Screw math...
Who in their right mind would take the square root of -1?
So damn confusing. No one in the real world ever takes the root of -1. I talked with this CPA friend of mine, and he had no idea what he was talking about. Business apps don't use root of negatives - exponents and powers are primarily used in interest bearing terms so toss all this irrational nonsense.

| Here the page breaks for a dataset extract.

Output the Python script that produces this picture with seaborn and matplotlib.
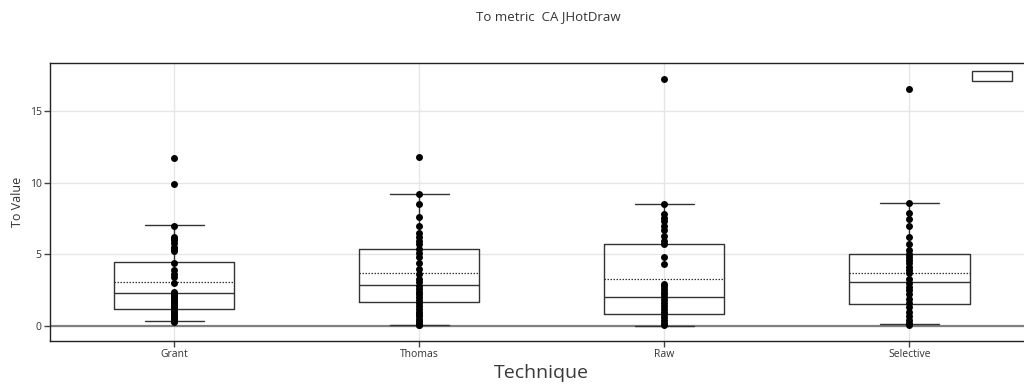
import matplotlib
matplotlib.use("Agg")
import matplotlib.pyplot as plt
import matplotlib.patches as mpatches
import seaborn as sns
import pandas as pd

# ---- data ----
techniques = ["Grant", "Thomas", "Raw", "Selective"]

grant_pts = [11.7, 9.9, 7.0, 6.2, 6.1, 6.0, 5.8, 5.5, 5.4, 5.2, 4.4, 3.9, 3.6, 3.4, 3.0,
             2.35, 2.3, 2.2, 2.1, 2.0, 1.9, 1.8, 1.7, 1.6, 1.5, 1.4, 1.3, 1.2, 1.1, 1.0,
             0.9, 0.8, 0.7, 0.6, 0.5, 0.4, 0.35, 0.3]
thomas_pts = [11.8, 9.2, 8.5, 7.6, 7.0, 6.5, 6.2, 5.9, 5.7, 5.4, 5.1, 4.8, 4.4, 4.0, 3.6,
              3.3, 3.1, 2.8, 2.6, 2.4, 2.2, 2.0, 1.8, 1.6, 1.4, 1.2, 1.0, 0.8, 0.7, 0.5,
              0.35, 0.2, 0.1, 0.05]
raw_pts = [17.2, 8.5, 7.8, 7.5, 7.3, 7.0, 6.7, 6.3, 5.9, 5.7, 4.8, 4.35, 2.9, 2.8, 2.6,
           2.4, 2.2, 2.0, 1.8, 1.6, 1.4, 1.2, 1.0, 0.8, 0.6, 0.4, 0.2, 0.05]
selective_pts = [16.55, 8.6, 7.9, 7.45, 7.0, 6.2, 5.7, 5.3, 5.0, 4.8, 4.6, 4.4, 4.1, 3.9,
                 3.7, 3.3, 3.0, 2.7, 2.5, 2.2, 1.9, 1.6, 1.3, 1.0, 0.7, 0.4, 0.2, 0.1]

q1 = [1.21, 1.67, 0.86, 1.51]
median = [2.28, 2.88, 2.02, 3.05]
q3 = [4.49, 5.40, 5.70, 5.00]
mean = [3.09, 3.67, 3.30, 3.70]
whisker_low = [0.33, 0.07, 0.0, 0.16]
whisker_high = [7.05, 9.23, 8.49, 8.58]

title = "To metric  CA JHotDraw"
ylabel = "To Value"
xlabel = "Technique"

# ---- build ----
all_pts = [grant_pts, thomas_pts, raw_pts, selective_pts]
df = pd.DataFrame({
    "Technique": [t for t, pts in zip(techniques, all_pts) for _ in pts],
    "Value": [v for pts in all_pts for v in pts],
})

sns.set_theme(style="white")
plt.rcParams["font.family"] = ["Open Sans", "DejaVu Sans"]

fig = plt.figure(figsize=(10.24, 3.9), dpi=100)
ax = fig.add_axes([50 / 1024, (390 - 341) / 390, 982 / 1024, (341 - 63) / 390])
ax.set_axisbelow(True)

stats = []
for i, t in enumerate(techniques):
    stats.append(dict(label=t, q1=q1[i], med=median[i], q3=q3[i], mean=mean[i],
                      whislo=whisker_low[i], whishi=whisker_high[i], fliers=[]))

line_c = "#333333"
ax.bxp(stats, positions=range(len(techniques)), widths=0.49, showmeans=True,
       meanline=True, showfliers=False, manage_ticks=False,
       boxprops=dict(color=line_c, linewidth=1.0),
       medianprops=dict(color=line_c, linewidth=1.0),
       whiskerprops=dict(color=line_c, linewidth=1.0),
       capprops=dict(color=line_c, linewidth=1.0),
       meanprops=dict(color=line_c, linewidth=0.9, linestyle=(0, (1.2, 1.2))),
       capwidths=0.24, zorder=3)

sns.stripplot(data=df, x="Technique", y="Value", order=techniques, jitter=False,
              color="black", size=5, ax=ax, zorder=4)

ax.axhline(0, color="#808080", linewidth=1.6, zorder=2)

ax.set_xlim(-0.507, 3.5)
ax.set_ylim(-1.05, 18.35)
ax.set_yticks([0, 5, 10, 15])
ax.set_xticks(range(len(techniques)))
ax.set_xticklabels(techniques)
ax.grid(True, color="#e6e6e6", linewidth=1.0)

for s in ax.spines.values():
    s.set_color("#222222")
    s.set_linewidth(1.0)

ax.tick_params(axis="both", which="both", direction="out", length=4, width=1,
               color="#444444", labelsize=7.5, labelcolor="#333333", pad=2,
               bottom=True, left=True)

ax.set_ylabel(ylabel, fontsize=9, color="#333333", labelpad=4)
ax.set_xlabel(xlabel, fontsize=14, color="#3a3a3a", labelpad=3)

fig.text(548 / 1024, 1 - 17 / 390, title, ha="center", va="center",
         fontsize=9.5, color="#333333")

fig.patches.append(mpatches.Rectangle((972 / 1024, 1 - 80.5 / 390), 39.5 / 1024, 10 / 390,
                                      transform=fig.transFigure, fill=False,
                                      edgecolor="#333333", linewidth=1.0))

fig.savefig("out.png", dpi=100)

An how come that "PIE" number has so many digits? Three point nerdy-nerdy-nerdy-in-come-free. What's up with that? PIE should come in slices: Quarters, Eigths, Sixths, something a business app can use.
hoser
Tuesday, May 25, 2004
e^iπ + 1 = 0
People are expected to understand that? Yuck. I bet if we got rid of those 5 numbers, and the numbers derived from them, math would be much easier.
Danil
Tuesday, May 25, 2004
Now that's an interesting feature.
Um, Joel? How was I supposed to guess that Greek isn't supported? I seem to have forgotten.
Danil
Tuesday, May 25, 2004
Hear, hear...bring back base 12 for currency whilst we're about it.
a cynic writes...
Tuesday, May 25, 2004
You're right! Let's all, please, dumb ourselves down to be exactly as intelligent as the average business person. We need to all leverage some synergy right away! And paradigms! We need to think outside the box and rematrix our latent cross-fertilization value creation initiatives!!!
anon
Tuesday, May 25, 2004
Yeah, what anon said! Er, wrote!
The waterboy
Tuesday, May 25, 2004
a = b
a^2 = ab
a^2 - b^2 = ab - b^2
(a + b)(a - b) = b(a - b)
a + b = b
b + b = b
2b = b
2 = 1
Capn' Kirk
Tuesday, May 25, 2004
And that is why division by zero is an error.
If a=b then a-b=0, so you cannot divide by (a-b) going from line 4 to 5...
O Canader
Tuesday, May 25, 2004
Gee, spoil the fun so early...
Capn' Kirk
Tuesday, May 25, 2004
Sorry, at the university I went to, they remove the sense of humour when they give you the BSc in Mathematics -- but only for pure math, not Applied Math.
O Canader
Tuesday, May 25, 2004
-1 . you mean "i". Business appls dont need this. PI is the ratio of circumference to diameter. thats why it has so many digits.
when pythagoras existed, E Business applications did not exist, FYI
Karthik
Tuesday, May 25, 2004
You know math does have other uses besides business...
Bill Rushmore
Tuesday, May 25, 2004
Haha. I'll bite on the troll bait.
Yes square root of minus one does seem kinda wierd. BUT. Really, talking about the square root of two is no less wierd, in a way.
Working with the rational numbers (which were the only kind of numbers we really had for a large portion of history), there's no such thing as square root of two. Just doesn't exist, is meaningless to talk about it. No rational number squares to give two.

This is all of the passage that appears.